We live in really stressful times. Domestically, there is uncertainty about our political future, and overseas can be a dangerous place to travel. In times like these, it’s natural for people to gravitate toward things that are reliable and familiar. People take comfort when they’re surrounded by things that they know they can count on.
In the fourth quarter, 2015 US consumers bought $11.3 trillion worth of gadgets, household goods, attire, and big ticket items like vehicles. For most purchases, for example a toaster oven or alarm clock, the risk of buying the “wrong” thing isn’t a big deal. If you don’t like it or if it’s not reliable, take it back to the store and get a new one or switch it for something else. No harm, no foul.
But if you buy a big ticket item, like a car, and it doesn’t meet your expectations or it doesn't turn out to be as reliable as you’d hoped, there are no do-overs. You’re stuck with it.
So it makes sense to spend some time analyzing what you want out of a car before you buy it. Most of us are pretty happy if our car works. Above all, we want it to be reliable and consistent with no surprises.
Of course there’s the basic maintenance that needs to take place - oil changes, brakes, tires, and regularly scheduled tune-ups - but beyond that, we want to put gas in the car and go. The last thing we want is to be stuck lingering on is the question: is this going to be the time my car won’t start?
Marketing influences our expectations of reliability
When you’re in the market for a car, how do you determine the most reliable vehicles? For years you have been bombarded with marketing catchphrases such as “The Relentless Pursuit of Perfection” or “The Ultimate Driving Machine.” These taglines imply that Lexus and BMW are at the top of the list of reliable cars, right?

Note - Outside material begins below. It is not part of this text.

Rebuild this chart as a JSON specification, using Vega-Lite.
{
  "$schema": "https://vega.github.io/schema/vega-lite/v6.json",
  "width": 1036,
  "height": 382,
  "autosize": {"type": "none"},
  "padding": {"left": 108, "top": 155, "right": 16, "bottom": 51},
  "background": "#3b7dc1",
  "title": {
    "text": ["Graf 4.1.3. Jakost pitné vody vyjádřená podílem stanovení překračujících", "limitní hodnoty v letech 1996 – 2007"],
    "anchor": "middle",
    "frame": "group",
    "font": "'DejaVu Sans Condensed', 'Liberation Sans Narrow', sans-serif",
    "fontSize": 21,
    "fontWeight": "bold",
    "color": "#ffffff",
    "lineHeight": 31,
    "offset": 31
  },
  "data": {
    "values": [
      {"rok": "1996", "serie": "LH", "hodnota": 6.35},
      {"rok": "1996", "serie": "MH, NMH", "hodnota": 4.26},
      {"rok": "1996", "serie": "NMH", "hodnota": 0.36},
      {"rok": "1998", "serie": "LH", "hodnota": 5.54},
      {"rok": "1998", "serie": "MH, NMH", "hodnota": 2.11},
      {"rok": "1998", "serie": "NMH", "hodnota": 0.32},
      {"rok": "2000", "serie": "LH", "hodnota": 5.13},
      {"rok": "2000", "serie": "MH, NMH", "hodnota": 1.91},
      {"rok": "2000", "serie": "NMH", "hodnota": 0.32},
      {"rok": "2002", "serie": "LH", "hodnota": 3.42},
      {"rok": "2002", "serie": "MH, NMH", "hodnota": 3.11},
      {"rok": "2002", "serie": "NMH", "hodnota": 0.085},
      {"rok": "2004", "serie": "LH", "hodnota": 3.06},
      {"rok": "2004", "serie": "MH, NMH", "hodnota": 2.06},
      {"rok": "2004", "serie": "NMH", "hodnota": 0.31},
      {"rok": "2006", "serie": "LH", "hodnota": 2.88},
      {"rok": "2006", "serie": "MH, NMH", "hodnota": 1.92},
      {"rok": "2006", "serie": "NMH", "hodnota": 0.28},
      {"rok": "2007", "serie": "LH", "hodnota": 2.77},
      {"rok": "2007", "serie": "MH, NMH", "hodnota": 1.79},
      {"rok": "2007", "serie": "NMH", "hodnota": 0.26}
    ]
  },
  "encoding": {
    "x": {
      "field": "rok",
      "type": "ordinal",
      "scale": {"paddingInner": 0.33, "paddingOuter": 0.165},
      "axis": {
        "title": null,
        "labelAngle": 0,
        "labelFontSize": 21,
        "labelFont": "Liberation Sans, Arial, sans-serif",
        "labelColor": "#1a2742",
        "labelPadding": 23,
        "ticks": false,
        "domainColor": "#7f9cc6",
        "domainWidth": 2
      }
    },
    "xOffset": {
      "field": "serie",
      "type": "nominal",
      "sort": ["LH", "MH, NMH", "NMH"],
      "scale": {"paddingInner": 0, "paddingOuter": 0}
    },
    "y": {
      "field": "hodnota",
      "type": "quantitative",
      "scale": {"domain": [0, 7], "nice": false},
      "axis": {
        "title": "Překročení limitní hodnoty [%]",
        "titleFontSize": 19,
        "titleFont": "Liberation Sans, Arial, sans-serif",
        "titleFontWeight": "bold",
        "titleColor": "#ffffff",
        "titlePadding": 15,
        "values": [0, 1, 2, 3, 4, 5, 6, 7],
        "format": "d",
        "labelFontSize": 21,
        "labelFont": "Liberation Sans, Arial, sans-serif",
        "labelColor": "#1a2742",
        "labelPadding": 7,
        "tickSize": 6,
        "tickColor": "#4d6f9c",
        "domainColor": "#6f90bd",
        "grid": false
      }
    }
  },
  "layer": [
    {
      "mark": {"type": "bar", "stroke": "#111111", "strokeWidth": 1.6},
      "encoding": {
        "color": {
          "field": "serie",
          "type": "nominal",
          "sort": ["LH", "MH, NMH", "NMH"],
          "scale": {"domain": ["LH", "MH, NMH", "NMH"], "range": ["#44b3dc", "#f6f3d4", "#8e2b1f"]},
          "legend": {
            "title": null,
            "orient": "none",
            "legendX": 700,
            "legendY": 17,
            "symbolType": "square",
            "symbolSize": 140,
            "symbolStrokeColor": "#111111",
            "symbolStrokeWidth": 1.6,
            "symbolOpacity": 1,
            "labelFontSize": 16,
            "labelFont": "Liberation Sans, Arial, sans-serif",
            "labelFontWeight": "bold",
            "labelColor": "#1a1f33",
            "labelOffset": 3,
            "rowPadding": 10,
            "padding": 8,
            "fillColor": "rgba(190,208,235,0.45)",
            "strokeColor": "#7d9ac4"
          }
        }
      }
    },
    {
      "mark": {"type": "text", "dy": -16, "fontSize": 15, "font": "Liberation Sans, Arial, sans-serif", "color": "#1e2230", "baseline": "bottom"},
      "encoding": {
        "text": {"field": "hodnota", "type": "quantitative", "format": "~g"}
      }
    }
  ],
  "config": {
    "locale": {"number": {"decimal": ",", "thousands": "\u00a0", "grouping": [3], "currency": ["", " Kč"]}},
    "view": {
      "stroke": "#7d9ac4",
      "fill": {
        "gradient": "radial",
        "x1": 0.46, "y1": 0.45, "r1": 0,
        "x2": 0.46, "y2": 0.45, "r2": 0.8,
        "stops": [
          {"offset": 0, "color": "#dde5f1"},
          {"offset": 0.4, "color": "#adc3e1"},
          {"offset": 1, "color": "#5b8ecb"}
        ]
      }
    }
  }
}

That may not be true, but to some degree we’ve been conditioned to believe it.
How to choose a reliable car
For new cars, especially Toyotas and Hondas, if you change the oil every 3,000-5,000 miles, have the car tuned up every 10,000-15,000 miles, and maintain the brakes and tires, there is a good chance your car will last more than 100,000 miles.

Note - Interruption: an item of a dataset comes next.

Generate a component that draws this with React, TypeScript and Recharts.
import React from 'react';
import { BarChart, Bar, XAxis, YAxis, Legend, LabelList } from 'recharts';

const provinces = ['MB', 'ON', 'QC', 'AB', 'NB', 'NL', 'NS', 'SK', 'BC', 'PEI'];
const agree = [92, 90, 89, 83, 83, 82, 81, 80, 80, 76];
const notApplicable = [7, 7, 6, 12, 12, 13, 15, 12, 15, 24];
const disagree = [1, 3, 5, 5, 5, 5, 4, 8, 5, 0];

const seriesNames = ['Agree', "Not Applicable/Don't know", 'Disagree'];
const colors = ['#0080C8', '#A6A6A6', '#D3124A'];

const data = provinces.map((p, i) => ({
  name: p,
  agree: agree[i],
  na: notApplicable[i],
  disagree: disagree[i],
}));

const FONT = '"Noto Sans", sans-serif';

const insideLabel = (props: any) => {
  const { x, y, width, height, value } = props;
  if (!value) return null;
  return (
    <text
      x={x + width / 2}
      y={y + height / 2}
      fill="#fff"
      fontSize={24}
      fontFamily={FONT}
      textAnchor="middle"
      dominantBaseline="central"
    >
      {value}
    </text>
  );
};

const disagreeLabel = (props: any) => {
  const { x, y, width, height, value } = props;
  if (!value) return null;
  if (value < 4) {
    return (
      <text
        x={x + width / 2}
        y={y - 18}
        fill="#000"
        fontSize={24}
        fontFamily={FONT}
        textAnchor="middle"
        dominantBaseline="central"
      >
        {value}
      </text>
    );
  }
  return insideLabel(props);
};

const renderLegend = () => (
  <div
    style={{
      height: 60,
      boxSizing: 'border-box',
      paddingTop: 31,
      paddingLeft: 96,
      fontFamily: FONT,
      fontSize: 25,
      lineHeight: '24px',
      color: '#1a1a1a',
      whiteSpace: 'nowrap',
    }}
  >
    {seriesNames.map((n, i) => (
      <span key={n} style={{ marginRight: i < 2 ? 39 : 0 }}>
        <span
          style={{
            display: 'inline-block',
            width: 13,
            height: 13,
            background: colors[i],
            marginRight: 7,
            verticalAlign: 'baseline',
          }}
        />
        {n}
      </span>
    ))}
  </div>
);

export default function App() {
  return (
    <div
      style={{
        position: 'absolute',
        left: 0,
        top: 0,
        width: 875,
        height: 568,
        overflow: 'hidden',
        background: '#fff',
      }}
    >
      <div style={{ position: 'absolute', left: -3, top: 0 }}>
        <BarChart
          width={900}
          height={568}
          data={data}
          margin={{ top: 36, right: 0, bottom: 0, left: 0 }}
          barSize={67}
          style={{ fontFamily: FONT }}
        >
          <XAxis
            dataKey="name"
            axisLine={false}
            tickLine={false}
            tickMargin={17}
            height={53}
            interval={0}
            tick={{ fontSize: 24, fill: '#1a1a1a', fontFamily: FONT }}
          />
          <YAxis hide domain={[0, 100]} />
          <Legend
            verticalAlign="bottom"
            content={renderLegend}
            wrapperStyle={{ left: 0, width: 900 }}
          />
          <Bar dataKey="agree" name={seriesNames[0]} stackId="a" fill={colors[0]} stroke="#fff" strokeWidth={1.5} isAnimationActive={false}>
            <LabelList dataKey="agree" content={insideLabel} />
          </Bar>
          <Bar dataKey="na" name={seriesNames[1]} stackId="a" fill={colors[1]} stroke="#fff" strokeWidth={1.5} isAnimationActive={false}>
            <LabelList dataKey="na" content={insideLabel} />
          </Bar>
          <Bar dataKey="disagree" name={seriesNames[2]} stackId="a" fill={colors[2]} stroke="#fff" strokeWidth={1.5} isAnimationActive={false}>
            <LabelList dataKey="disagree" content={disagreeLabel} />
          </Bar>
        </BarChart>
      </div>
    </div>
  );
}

But let’s say that you’ve had your car for more than five years. You may begin to ask: "How many additional trips to the dealer do I need to make for rattles, squeaks, or an engine failure that didn’t exist before?" Or "Will the electronic features begin to fail on me?"

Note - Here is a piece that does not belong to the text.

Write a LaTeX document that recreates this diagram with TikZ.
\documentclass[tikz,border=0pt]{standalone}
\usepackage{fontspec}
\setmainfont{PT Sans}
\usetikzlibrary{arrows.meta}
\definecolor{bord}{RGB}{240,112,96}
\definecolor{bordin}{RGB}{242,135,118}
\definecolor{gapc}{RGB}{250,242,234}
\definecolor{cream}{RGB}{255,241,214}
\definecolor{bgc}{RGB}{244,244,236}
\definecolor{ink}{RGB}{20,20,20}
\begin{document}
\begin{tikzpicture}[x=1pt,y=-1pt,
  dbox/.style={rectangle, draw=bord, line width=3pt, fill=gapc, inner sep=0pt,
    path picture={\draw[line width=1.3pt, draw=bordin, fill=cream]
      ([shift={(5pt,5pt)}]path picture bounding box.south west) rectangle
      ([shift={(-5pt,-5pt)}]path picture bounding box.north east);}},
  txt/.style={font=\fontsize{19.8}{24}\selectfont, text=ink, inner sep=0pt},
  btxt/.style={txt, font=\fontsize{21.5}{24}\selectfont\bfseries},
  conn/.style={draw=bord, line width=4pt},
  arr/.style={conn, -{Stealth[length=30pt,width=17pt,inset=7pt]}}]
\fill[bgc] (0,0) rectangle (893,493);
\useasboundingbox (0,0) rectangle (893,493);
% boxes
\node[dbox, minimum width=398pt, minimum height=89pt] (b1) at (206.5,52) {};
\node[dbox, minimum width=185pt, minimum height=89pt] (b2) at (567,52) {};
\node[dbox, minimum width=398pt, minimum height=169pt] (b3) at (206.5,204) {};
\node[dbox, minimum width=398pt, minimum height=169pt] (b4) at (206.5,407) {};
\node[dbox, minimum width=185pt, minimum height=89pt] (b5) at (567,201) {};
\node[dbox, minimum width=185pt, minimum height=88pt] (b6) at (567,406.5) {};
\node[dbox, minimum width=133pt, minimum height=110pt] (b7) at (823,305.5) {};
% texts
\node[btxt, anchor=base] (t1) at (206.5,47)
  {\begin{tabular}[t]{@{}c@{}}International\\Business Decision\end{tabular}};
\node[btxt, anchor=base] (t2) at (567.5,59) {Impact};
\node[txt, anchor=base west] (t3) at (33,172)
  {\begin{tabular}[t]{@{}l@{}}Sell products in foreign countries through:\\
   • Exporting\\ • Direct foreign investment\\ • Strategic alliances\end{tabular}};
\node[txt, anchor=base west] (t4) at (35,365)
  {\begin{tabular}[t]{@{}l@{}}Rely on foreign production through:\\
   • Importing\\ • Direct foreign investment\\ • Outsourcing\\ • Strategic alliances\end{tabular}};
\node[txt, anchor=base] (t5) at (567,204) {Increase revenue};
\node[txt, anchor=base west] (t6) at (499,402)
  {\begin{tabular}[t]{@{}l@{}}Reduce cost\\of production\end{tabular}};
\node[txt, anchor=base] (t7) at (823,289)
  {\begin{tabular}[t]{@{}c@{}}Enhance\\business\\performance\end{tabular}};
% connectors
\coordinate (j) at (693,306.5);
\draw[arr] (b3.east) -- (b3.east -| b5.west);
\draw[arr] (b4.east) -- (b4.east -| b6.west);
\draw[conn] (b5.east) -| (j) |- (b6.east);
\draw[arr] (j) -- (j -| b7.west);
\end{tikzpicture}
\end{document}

If the number of trips to the dealer have increased over the years, maybe your car isn’t as reliable as it once was, and it is starting to become a money sinkhole.
Maybe it’s time to get rid of your car and invest in a new one so you can feel like you’re driving a reliable vehicle again.
What’s the definition of reliable?
What are the criteria of car reliability? Of course, this question is open to interpretation. It depends on how well the owner took care of the car in its early years, and the conditions under which it’s been driven.
Owners of cars that primarily drive around town might define reliable as a car that doesn’t need anything more than normal repairs (oil changes, brake jobs, tires). An unreliable car could be defined as a consistent number of unplanned breakdowns.
Toyota Camry’s and Corolla’s as well as Honda Accord’s and Civic’s are known for their reliability and it’s not unheard of for them to last for 10-15 years with only the occasional out-of-the-ordinary repairs to keep them chugging along.
Best cars ranked by Consumer Reports
Consumer Reports named these cars among the most reliable on the market. They earned the ranking by offering consumers high miles per gallon, a smooth ride, steady handling, a suspension system that handles winding roads and corners well, and a comfortable cabin. If you take care of these cars, they’ll take care of you for years.
- Honda Fit
- Subaru Impreza
- Toyota Camry
- Subaru Forester
- Kia Sorento
- Lexus RX
- Mazda MX-5 Miata
- Chevrolet Impala
- Ford F-150
Consumer Reports named these cars as the most unreliable. They have the following characteristics in common: transmission issues, sluggish steering, bad fuel economy, a bumpy ride, cabin noise, and performance shortcomings.
- Toyota Yaris
- Toyota Scion tC
- Mitsubishi i-MiEV
- Mitsubishi Mirage
- Jeep Wrangler Unlimited
- Chrysler 200
- Land Rover Discovery Sport
- Lexus NX 200t/300h
- Kia Sedona
Vehicles take us near and far. We use them around town and on long road trips. It’s probably safe to say we don’t give cars as much thought as they deserve. But in the end, it’s important to do basic maintenance on your car to help them remain reliable. Choosing a car that is reliable and doing your best to take care of your car today will mean less car trouble and headaches for you in the future.